# [OBJECTIVE]
Everything from the line containing "Rebuild this chart" through the line containing "from matplotlib.patches import Polygon" should be repeated exactly, and nothing else from the data.

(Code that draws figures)
+-------+

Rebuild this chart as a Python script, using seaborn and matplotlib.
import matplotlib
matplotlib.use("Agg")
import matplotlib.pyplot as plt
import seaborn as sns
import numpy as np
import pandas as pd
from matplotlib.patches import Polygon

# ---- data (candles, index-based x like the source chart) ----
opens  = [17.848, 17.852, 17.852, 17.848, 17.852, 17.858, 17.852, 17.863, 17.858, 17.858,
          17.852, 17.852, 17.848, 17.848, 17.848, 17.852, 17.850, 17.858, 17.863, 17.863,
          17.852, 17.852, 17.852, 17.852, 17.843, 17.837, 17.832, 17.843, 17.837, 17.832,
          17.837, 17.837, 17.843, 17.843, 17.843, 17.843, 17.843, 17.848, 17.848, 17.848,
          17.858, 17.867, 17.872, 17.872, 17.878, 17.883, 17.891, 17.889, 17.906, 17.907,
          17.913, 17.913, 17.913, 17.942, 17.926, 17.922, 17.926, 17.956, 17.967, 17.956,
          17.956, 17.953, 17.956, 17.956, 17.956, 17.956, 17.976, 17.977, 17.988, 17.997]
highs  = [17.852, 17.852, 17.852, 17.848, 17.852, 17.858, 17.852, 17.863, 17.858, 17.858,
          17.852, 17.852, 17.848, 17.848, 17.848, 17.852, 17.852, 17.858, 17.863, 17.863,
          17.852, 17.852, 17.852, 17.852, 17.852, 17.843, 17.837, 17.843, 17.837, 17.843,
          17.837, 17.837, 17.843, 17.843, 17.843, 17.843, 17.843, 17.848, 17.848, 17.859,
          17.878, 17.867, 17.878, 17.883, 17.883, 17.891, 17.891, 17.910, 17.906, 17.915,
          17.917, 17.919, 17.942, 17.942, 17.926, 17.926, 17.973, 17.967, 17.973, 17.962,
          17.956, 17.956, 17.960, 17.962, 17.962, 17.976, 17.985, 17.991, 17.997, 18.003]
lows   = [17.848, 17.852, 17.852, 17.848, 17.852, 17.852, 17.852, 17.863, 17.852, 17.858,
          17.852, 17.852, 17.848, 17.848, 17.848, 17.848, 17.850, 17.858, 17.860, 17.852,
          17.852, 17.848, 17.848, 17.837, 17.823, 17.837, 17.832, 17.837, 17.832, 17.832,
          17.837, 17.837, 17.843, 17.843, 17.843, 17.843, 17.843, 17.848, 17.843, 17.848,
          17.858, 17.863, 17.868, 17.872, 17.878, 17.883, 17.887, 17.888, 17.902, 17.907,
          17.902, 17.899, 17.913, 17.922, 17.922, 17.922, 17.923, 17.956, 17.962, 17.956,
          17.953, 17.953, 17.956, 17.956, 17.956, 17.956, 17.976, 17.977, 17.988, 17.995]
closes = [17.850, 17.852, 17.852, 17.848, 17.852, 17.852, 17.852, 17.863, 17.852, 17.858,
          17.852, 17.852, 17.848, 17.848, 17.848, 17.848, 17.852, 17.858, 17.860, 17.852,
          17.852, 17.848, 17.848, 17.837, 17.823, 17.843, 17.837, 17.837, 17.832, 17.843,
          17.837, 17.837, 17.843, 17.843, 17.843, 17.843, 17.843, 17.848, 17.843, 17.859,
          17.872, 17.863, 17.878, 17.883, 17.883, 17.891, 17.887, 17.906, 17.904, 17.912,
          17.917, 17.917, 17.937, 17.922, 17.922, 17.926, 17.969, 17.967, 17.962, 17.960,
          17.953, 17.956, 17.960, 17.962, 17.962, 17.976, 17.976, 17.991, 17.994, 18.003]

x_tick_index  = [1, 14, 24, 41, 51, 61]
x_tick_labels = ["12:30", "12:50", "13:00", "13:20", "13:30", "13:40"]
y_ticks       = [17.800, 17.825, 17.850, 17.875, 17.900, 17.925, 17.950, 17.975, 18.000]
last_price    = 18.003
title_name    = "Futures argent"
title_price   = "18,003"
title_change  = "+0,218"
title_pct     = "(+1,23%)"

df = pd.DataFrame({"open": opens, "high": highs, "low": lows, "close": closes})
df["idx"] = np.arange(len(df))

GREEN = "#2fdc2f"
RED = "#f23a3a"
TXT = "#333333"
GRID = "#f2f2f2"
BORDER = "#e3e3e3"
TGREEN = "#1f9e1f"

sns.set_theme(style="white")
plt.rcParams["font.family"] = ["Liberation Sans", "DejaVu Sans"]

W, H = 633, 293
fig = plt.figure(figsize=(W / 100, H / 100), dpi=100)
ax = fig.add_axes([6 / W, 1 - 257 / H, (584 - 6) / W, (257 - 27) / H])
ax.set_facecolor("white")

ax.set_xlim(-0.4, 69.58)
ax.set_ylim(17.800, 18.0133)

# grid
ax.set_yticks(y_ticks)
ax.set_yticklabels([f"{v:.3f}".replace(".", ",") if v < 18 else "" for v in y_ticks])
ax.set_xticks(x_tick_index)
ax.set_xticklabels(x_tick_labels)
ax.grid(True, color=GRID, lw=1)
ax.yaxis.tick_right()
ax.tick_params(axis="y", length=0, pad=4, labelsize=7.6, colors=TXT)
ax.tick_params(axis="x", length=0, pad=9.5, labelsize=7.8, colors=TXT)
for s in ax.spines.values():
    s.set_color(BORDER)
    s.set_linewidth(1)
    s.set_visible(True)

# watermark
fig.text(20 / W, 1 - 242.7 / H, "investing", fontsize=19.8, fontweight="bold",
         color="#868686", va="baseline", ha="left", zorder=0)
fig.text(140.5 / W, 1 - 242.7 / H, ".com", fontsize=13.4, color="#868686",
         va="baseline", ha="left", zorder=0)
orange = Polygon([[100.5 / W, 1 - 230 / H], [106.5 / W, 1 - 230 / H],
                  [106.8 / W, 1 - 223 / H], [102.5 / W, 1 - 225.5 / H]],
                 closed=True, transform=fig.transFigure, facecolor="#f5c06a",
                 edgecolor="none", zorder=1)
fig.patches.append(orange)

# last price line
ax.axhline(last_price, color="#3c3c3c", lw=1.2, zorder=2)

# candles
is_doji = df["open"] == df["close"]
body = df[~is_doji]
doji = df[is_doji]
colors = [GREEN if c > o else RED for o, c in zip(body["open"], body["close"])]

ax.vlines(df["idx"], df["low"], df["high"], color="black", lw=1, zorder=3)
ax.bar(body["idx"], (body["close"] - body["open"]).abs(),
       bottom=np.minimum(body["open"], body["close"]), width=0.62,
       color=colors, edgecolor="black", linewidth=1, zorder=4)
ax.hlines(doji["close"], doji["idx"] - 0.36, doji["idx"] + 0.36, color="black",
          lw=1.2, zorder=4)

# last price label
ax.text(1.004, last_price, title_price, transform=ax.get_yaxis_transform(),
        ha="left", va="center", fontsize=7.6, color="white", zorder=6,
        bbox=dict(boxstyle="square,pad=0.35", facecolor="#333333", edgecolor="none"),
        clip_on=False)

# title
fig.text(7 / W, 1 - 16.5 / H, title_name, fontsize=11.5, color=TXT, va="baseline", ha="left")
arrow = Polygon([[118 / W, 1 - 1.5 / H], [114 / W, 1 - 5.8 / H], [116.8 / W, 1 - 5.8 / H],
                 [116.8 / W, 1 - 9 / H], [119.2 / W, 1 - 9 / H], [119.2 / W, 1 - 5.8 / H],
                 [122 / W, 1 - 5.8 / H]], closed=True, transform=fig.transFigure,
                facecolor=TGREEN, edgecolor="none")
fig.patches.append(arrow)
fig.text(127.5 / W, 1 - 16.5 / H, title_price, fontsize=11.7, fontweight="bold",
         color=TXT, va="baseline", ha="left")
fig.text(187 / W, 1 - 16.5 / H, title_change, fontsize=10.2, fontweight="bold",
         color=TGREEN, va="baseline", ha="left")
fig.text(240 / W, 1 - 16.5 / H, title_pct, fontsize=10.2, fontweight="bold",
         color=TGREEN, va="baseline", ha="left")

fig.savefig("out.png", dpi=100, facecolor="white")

+-------+

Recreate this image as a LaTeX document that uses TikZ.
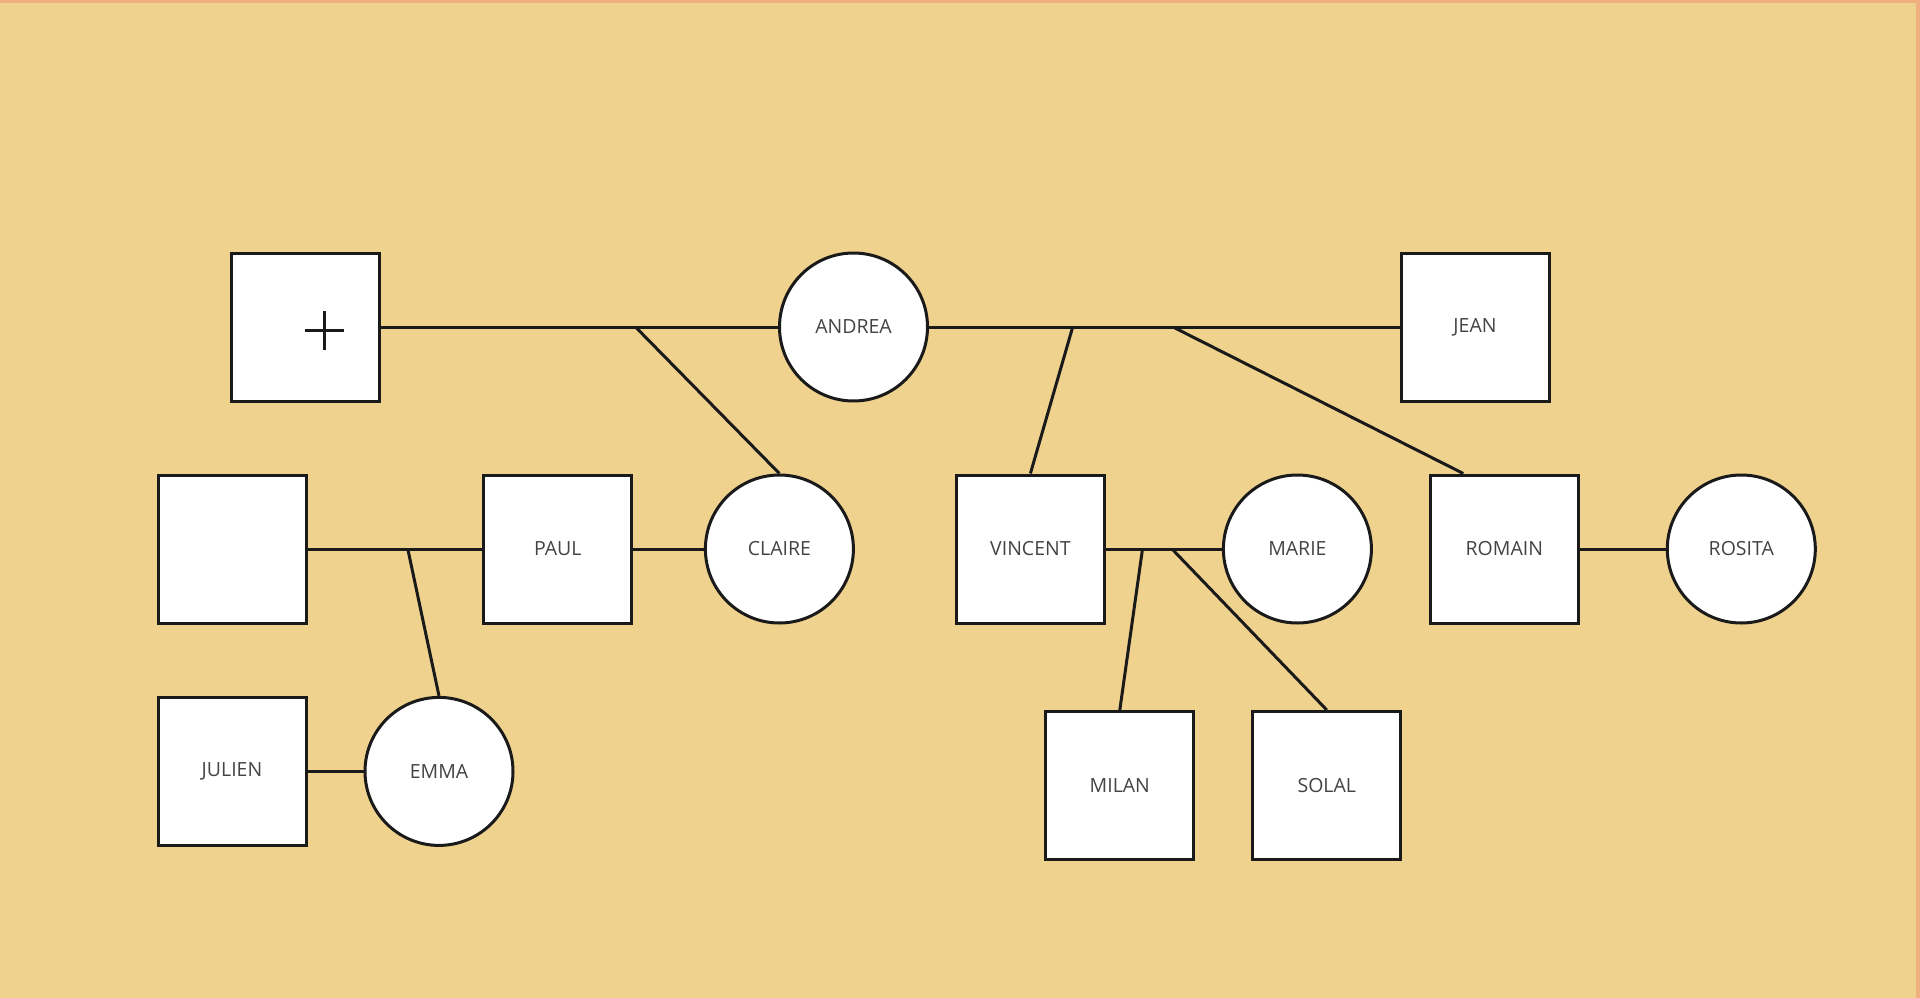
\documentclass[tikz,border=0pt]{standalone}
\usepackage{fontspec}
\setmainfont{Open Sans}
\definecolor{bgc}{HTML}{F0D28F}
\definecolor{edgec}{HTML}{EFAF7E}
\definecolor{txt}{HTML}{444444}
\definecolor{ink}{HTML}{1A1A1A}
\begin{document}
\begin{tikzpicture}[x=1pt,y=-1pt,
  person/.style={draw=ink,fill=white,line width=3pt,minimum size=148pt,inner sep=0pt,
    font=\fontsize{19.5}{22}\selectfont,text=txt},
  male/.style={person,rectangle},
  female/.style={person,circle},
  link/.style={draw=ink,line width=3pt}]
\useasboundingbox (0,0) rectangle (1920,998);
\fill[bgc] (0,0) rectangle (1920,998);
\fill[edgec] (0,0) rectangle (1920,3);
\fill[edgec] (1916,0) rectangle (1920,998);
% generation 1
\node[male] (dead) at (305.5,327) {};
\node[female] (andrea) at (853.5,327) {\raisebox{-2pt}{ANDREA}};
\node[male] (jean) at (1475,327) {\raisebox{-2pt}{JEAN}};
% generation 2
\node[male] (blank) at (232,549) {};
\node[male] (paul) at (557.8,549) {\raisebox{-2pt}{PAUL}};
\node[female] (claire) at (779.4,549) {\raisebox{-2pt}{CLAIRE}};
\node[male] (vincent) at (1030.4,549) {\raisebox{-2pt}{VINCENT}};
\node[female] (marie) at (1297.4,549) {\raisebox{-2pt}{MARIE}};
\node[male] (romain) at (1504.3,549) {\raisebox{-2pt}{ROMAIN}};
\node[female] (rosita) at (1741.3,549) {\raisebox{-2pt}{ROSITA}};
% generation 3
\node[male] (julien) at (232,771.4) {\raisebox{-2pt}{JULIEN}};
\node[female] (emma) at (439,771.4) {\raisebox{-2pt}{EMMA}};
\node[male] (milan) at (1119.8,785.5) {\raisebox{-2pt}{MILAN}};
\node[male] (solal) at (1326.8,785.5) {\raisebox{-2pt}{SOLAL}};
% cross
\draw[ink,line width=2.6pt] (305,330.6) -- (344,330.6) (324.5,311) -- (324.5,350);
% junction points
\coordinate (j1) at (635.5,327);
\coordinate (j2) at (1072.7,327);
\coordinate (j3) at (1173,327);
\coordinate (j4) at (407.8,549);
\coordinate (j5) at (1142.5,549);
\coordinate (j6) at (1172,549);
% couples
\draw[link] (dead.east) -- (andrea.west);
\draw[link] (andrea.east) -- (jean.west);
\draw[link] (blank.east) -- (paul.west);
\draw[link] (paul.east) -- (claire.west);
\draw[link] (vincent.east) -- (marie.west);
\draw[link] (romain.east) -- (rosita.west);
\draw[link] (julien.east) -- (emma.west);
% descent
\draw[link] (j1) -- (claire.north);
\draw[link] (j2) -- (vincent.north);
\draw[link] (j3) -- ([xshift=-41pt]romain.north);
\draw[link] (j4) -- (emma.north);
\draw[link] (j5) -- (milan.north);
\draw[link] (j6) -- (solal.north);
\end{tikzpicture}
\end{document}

+-------+

# [WORKED ANSWER]
Rebuild this chart as a Python script, using seaborn and matplotlib.
import matplotlib
matplotlib.use("Agg")
import matplotlib.pyplot as plt
import seaborn as sns
import numpy as np
import pandas as pd
from matplotlib.patches import Polygon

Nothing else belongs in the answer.